(Plotting code records)
⁂

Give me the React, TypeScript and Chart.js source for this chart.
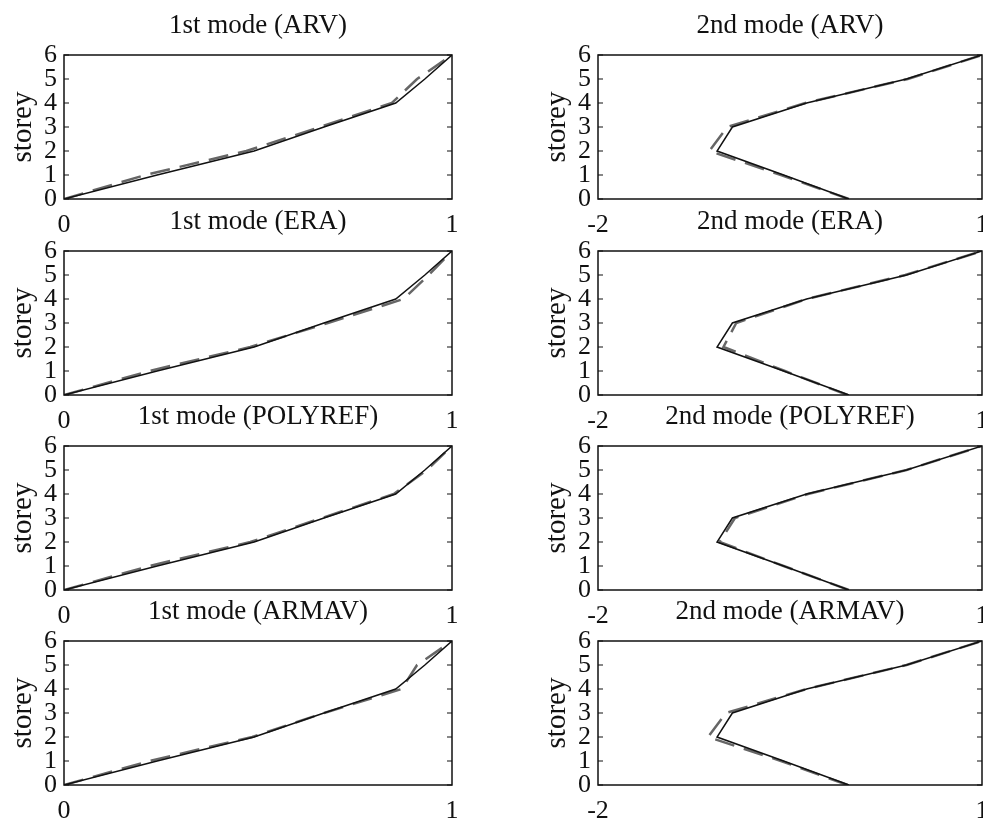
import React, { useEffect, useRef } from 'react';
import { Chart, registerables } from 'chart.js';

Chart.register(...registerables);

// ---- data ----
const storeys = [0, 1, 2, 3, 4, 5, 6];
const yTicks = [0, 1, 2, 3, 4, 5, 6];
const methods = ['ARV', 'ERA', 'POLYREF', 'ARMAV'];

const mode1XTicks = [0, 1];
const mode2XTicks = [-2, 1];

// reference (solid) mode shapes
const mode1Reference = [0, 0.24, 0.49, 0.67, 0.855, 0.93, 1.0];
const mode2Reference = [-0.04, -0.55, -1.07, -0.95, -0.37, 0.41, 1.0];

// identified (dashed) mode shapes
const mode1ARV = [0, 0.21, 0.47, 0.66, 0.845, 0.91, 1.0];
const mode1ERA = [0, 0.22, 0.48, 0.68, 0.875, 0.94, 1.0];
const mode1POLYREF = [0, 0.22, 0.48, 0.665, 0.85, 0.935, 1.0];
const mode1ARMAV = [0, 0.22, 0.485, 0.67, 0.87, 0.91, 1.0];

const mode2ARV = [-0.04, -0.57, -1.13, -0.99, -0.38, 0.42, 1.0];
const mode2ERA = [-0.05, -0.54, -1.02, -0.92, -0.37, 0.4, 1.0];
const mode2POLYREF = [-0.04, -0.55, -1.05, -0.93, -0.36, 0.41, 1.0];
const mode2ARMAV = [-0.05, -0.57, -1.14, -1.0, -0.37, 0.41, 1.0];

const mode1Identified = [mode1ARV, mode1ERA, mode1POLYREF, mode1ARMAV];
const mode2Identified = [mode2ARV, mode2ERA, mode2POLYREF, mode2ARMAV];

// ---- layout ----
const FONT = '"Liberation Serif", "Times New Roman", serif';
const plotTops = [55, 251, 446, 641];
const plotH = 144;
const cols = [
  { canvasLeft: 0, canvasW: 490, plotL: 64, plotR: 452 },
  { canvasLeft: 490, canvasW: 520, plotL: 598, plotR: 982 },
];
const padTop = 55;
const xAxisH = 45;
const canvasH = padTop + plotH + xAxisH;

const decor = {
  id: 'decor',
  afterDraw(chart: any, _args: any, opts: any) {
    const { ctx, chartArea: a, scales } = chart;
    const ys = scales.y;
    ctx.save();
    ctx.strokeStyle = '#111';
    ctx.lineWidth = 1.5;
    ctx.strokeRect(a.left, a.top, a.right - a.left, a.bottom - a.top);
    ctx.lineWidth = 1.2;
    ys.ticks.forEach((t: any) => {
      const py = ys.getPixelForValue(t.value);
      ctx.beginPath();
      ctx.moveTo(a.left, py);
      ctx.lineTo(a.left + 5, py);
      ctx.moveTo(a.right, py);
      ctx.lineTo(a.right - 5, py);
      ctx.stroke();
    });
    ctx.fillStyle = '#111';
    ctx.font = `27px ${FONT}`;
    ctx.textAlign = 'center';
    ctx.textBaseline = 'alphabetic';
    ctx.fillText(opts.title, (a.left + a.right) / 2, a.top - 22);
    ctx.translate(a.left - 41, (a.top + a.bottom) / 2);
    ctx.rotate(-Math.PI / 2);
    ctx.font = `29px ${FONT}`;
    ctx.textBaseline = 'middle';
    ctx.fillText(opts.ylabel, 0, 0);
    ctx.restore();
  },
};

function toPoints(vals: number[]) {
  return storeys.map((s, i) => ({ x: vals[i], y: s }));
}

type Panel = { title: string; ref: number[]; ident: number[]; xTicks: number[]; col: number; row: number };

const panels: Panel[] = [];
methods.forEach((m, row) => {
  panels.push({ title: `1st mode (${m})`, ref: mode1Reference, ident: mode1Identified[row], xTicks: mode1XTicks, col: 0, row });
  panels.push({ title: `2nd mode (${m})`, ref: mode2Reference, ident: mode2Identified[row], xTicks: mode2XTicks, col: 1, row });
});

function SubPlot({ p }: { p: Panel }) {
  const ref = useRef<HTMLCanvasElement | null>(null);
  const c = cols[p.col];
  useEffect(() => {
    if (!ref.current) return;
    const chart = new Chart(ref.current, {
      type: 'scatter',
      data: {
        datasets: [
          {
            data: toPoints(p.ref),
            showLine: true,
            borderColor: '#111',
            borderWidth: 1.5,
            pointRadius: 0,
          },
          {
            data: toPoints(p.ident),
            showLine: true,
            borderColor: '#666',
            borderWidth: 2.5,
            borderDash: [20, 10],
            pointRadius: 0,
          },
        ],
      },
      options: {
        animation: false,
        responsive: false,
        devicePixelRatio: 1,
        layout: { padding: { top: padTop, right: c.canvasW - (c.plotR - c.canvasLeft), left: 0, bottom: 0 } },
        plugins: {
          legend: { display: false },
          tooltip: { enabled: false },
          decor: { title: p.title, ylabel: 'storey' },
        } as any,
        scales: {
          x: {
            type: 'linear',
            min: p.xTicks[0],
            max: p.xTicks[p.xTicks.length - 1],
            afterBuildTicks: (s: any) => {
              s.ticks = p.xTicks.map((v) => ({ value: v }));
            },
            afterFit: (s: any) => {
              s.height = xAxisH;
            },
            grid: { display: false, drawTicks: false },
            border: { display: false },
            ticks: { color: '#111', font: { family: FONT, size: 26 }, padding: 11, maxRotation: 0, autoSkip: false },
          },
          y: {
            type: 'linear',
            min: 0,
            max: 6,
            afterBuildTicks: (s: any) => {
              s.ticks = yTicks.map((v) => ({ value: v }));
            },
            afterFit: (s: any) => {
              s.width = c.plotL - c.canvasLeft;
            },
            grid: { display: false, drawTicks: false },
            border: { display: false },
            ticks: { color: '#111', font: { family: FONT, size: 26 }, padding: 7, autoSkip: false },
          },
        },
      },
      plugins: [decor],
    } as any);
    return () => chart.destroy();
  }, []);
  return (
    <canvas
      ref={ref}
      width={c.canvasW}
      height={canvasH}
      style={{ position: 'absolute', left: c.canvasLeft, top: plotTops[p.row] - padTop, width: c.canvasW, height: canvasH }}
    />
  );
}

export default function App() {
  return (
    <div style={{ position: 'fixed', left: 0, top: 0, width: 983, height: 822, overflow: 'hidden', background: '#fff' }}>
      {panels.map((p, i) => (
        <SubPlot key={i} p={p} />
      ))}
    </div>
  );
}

⁂

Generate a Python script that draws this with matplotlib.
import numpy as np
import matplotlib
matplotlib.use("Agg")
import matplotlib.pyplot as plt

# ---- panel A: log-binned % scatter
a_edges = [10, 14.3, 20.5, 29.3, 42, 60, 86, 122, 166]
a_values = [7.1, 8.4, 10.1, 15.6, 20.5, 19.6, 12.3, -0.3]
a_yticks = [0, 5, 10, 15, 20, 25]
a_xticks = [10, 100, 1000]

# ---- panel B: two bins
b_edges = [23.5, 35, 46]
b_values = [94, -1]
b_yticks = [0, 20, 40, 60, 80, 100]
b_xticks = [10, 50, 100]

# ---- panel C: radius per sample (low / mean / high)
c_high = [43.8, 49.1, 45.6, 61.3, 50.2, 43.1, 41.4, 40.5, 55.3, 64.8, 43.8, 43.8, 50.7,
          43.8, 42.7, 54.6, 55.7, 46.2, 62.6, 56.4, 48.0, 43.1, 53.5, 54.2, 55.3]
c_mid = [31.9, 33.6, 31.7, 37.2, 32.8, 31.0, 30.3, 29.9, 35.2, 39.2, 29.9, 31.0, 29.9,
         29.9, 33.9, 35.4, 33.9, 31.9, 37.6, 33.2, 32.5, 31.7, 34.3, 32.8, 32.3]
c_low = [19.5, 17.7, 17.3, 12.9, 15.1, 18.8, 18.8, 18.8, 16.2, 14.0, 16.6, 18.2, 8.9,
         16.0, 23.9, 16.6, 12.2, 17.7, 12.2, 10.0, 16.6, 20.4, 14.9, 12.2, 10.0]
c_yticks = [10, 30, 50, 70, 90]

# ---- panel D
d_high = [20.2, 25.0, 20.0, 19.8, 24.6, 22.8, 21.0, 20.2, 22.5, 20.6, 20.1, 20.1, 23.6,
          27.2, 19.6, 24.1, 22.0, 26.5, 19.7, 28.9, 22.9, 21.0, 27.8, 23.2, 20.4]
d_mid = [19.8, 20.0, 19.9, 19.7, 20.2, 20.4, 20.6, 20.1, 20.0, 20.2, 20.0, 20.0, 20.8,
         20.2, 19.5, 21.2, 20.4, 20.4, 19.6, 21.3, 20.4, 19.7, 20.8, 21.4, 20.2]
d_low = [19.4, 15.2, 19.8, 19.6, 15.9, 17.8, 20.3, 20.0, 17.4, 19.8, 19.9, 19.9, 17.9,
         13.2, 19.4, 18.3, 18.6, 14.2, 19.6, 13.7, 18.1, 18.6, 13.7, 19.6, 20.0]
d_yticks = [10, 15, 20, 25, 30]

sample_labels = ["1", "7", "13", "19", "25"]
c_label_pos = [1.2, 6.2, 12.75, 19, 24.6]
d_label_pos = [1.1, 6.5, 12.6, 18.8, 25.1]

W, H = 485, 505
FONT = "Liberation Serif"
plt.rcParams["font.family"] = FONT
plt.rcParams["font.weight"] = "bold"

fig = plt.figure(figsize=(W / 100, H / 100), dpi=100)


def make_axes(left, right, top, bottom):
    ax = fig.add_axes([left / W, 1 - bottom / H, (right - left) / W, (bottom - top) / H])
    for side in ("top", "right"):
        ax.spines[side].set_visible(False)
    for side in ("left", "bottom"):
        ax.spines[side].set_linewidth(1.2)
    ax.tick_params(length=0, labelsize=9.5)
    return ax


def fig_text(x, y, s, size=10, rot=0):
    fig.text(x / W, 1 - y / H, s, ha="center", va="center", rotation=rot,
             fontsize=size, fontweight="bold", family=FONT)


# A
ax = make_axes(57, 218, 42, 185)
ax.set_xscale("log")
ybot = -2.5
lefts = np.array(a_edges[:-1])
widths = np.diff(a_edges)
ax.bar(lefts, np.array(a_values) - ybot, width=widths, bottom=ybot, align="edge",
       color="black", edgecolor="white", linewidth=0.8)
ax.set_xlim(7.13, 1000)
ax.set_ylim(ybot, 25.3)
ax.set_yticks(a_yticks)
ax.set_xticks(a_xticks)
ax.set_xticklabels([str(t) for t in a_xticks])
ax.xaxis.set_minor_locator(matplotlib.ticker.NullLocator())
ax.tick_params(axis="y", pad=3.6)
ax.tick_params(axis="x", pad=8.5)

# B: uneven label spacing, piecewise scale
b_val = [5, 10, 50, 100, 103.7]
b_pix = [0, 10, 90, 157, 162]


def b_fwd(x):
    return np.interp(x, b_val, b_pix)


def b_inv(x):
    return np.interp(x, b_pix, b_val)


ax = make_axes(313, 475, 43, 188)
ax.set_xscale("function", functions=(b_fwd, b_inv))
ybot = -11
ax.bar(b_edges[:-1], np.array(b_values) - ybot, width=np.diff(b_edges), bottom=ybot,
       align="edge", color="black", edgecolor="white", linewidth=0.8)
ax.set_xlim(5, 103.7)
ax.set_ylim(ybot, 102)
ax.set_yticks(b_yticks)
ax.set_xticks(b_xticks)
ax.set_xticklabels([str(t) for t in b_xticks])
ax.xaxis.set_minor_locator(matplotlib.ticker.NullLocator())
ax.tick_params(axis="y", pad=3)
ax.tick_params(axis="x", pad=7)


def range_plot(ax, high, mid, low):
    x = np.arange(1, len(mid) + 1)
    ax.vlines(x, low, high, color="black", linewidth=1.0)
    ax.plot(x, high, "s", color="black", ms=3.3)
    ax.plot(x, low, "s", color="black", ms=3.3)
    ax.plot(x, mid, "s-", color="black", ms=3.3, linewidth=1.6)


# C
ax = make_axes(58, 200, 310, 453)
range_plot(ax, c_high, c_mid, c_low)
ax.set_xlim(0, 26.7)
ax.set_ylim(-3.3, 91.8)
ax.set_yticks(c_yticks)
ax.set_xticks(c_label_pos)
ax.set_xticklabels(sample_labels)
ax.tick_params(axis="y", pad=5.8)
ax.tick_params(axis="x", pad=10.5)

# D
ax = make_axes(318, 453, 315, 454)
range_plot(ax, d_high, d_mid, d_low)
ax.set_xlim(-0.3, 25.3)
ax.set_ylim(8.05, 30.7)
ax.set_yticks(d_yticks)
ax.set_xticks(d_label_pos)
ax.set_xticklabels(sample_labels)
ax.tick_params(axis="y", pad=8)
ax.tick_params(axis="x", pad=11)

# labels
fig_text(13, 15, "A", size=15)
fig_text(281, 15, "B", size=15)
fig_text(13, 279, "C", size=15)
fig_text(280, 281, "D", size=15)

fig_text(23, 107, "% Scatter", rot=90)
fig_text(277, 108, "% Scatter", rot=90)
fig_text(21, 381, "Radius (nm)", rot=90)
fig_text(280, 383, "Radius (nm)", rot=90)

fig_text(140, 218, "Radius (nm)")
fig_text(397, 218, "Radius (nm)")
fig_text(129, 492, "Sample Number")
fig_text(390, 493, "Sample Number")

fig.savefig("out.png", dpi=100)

⁂

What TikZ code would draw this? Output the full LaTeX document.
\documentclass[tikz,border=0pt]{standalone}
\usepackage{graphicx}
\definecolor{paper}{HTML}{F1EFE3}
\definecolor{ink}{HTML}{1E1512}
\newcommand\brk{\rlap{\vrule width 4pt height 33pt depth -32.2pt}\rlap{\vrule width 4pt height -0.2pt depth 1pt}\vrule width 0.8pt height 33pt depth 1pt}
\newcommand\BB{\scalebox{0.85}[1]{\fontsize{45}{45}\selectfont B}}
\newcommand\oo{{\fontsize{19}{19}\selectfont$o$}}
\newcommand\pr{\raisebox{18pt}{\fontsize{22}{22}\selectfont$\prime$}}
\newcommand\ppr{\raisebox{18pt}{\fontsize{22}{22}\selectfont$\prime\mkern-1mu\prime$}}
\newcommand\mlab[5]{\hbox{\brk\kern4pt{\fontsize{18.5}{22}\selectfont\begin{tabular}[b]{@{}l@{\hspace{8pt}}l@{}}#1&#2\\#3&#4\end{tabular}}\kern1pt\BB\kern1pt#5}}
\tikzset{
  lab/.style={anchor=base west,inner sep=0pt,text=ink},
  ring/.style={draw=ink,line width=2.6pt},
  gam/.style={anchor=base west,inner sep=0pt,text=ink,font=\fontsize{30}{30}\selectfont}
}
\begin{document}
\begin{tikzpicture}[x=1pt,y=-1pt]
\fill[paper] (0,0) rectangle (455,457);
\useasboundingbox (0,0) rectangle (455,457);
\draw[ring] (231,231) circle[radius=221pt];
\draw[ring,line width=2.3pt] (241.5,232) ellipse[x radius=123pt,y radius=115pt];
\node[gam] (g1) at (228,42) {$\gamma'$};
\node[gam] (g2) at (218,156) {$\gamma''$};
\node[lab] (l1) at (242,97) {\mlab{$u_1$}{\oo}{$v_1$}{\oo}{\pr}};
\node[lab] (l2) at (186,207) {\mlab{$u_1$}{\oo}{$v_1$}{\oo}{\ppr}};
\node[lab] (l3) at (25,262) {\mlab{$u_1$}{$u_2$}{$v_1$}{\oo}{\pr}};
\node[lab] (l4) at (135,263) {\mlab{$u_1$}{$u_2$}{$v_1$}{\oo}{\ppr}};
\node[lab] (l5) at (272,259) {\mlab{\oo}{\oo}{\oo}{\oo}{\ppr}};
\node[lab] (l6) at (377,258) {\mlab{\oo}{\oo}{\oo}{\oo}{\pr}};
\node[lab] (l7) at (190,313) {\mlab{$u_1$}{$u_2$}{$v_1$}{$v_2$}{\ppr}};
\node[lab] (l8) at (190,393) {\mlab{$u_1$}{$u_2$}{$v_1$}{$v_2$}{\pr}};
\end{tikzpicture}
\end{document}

⁂

• **Stated task**
Write out the lines beginning with the one that contains "Give me the" and ending with the one that contains "Chart.register(...registerables);", exactly as given. Leave pictures out.

• **Exercise output**
Give me the React, TypeScript and Chart.js source for this chart.
import React, { useEffect, useRef } from 'react';
import { Chart, registerables } from 'chart.js';

Chart.register(...registerables);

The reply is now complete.